Hello everyone, below is my code for fine-tuning XTTS for a new language. It works well in my case with over 100 hours of audio.

https://github.com/nguyenhoanganh2002/XTTSv2-Finetuning-for-New-Languages

Hello, man. I'm very pleased with your contribution. Can you provide your trained models? I want to check if they are working well.

anhnh2002 · 2024-09-08T12:49:37Z

Hello everyone, below is my code for fine-tuning XTTS for a new language. It works well in my case with over 100 hours of audio.
https://github.com/nguyenhoanganh2002/XTTSv2-Finetuning-for-New-Languages

Hello, man. I'm very pleased with your contribution. Can you provide your trained models? I want to check if they are working well.

Due to copyright issues, I am currently unable to share the model's weights with you. I apologize for the inconvenience.

jamestech-cmyk · 2024-09-08T12:54:40Z

How long did it take you to train 100 hours of audio, and can you tell me your current computer configuration?

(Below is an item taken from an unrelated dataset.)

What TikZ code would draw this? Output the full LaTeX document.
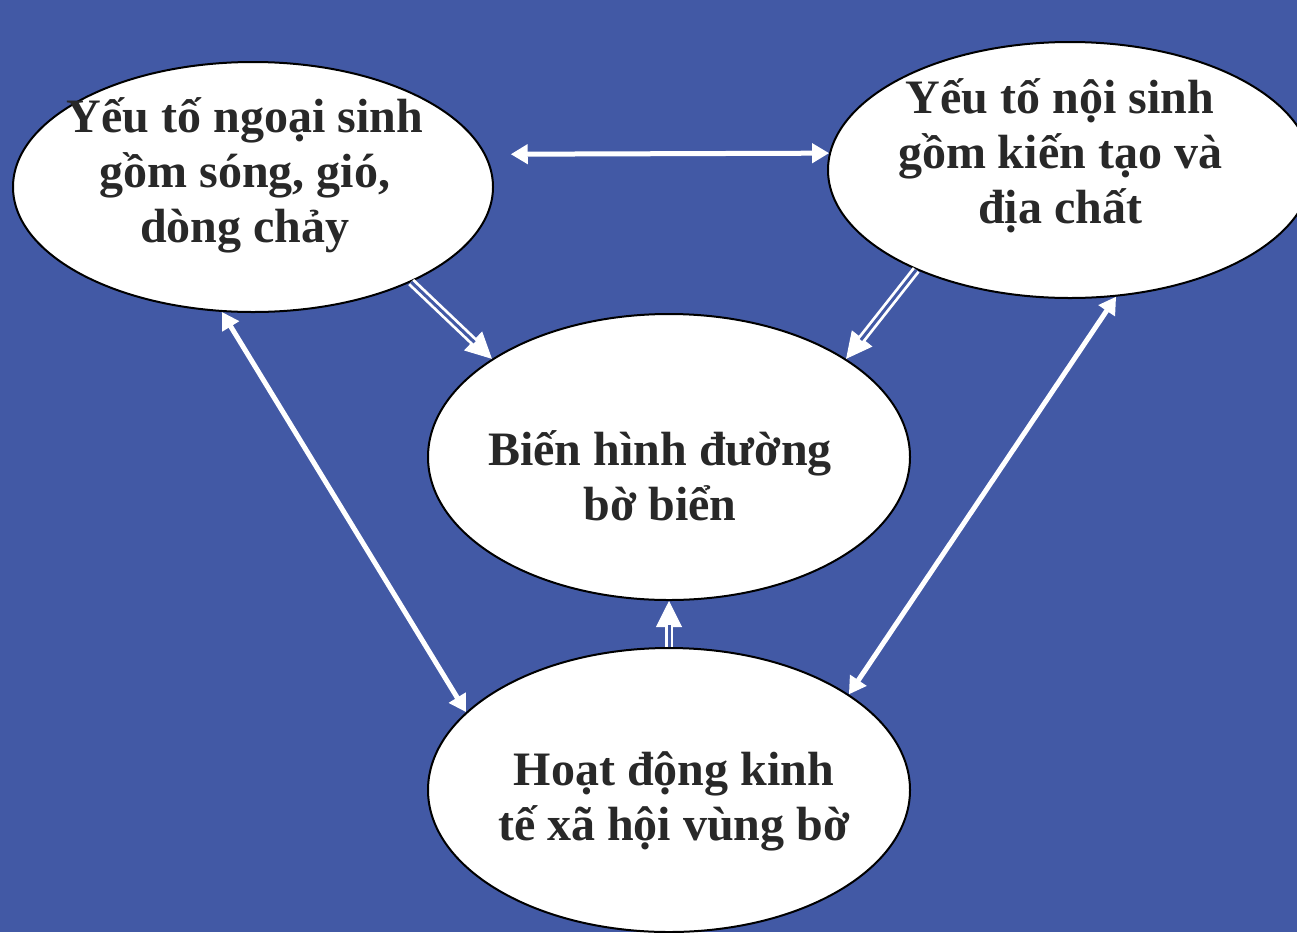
\documentclass[tikz,border=0pt]{standalone}
\usepackage{fontspec}
\setmainfont{Liberation Serif}
\usetikzlibrary{shapes.geometric,arrows.meta,calc}
\definecolor{bg}{RGB}{66,89,165}
\definecolor{txt}{RGB}{40,40,40}
\begin{document}
\begin{tikzpicture}[x=1pt,y=-1pt,
  oval/.style={ellipse, draw=black, line width=2pt, fill=white, inner sep=0pt},
  lbl/.style={align=center, font=\fontsize{48}{55}\selectfont\bfseries, text=txt, inner sep=0pt},
  twohead/.style={white, line width=5pt, {Triangle[length=17pt,width=19pt]}-{Triangle[length=17pt,width=19pt]}},
  tipline/.style={white, line width=1pt, -{Triangle[length=26pt,width=26pt]}},
  dline/.style={draw=white, line width=2.8pt, double=bg, double distance=3pt, shorten >=24pt}
]
\useasboundingbox (0,0) rectangle (1297,932);
\fill[bg] (0,0) rectangle (1297,932);
\clip (0,0) rectangle (1297,932);

\node[oval, minimum width=480pt, minimum height=250pt] (tl) at (253,187) {};
\node[oval, minimum width=484pt, minimum height=256pt] (tr) at (1070,170) {};
\node[oval, minimum width=482pt, minimum height=286pt] (c) at (669,457) {};
\node[oval, minimum width=482pt, minimum height=284pt] (b) at (669,790) {};

\node[lbl] (tltext) at (245,175) {Yếu tố ngoại sinh\\gồm sóng, gió,\\dòng chảy};
\node[lbl] (trtext) at (1060,156) {Yếu tố nội sinh\\gồm kiến tạo và\\địa chất};
\node[lbl] (ctext) at (660,476) {Biến hình đường\\bờ biển};
\node[lbl] (btext) at (674,801) {Hoạt động kinh\\tế xã hội vùng bờ};

% two-headed connectors
\draw[twohead, shorten <=25pt] (tl.8.4) -- (tr.176);
\draw[twohead] (tl.256) -- (b.159.7);
\draw[twohead] (tr.290.3) -- (b.28.4);

% double-line arrows into the centre
\draw[tipline] (tl.329.5) -- (c.151.3);
\draw[dline] (tl.329.5) -- (c.151.3);
\draw[tipline] (tr.213.8) -- (c.29.1);
\draw[dline] (tr.213.8) -- (c.29.1);
\draw[tipline] (b.north) -- (c.south);
\draw[dline] (b.north) -- (c.south);
\end{tikzpicture}
\end{document}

anhnh2002 · 2024-09-08T12:57:23Z

it took over 8 hours to train 100 hours of audio on single A100 40Gb

How long did it take you to train 100 hours of audio, and can you tell me your current computer configuration?

mohataher · 2024-10-10T22:34:41Z

Due to copyright issues, I am currently unable to share the model's weights with you.

Understandable. However, will you be able to share a snippet audio of what the model has produced?

anhnh2002 · 2024-10-13T11:13:13Z

Due to copyright issues, I am currently unable to share the model's weights with you.

Understandable. However, will you be able to share a snippet audio of what the model has produced?

Please find the relevant file at the following Google Drive link:

View File

rose07 · 2024-10-15T03:06:48Z

https://tts.byylook.com/ai/text-to-speech

developeranalyser · 2024-10-18T11:32:53Z

Due to copyright issues, I am currently unable to share the model's weights with you.

Understandable. However, will you be able to share a snippet audio of what the model has produced?

Please find the relevant file at the following Google Drive link:

View File

hi man
what your taken loass ?
and how many step ?

Is it possible to train the xttsv2 model for about 10 hours and can it work well only based on these 10 hours?

Actually, I trained the model with your code and reached a loss of 0.5 and used the model and the output was very bad and nothing was audible. I used google/fleurs dataset for Farsi language.
First, I expanded vocab, then dave training, and then model training for 10,000 steps
What do you think, why am I getting so bad results?

Thank you very much

anhnh2002 · 2024-10-18T11:41:48Z

Due to copyright issues, I am currently unable to share the model's weights with you.

Understandable. However, will you be able to share a snippet audio of what the model has produced?

Please find the relevant file at the following Google Drive link:
View File

hi man what your taken loass ? and how many step ?

Is it possible to train the xttsv2 model for about 10 hours and can it work well only based on these 10 hours?

Actually, I trained the model with your code and reached a loss of 0.5 and used the model and the output was very bad and nothing was audible. I used google/fleurs dataset for Farsi language. First, I expanded vocab, then dave training, and then model training for 10,000 steps What do you think, why am I getting so bad results?

Thank you very much

First, I recommend you do not train DVAE (because you have a small amount of data). And I think 10 hours is not enough; it makes the model overfit with your data. The losses I got are about 0.8.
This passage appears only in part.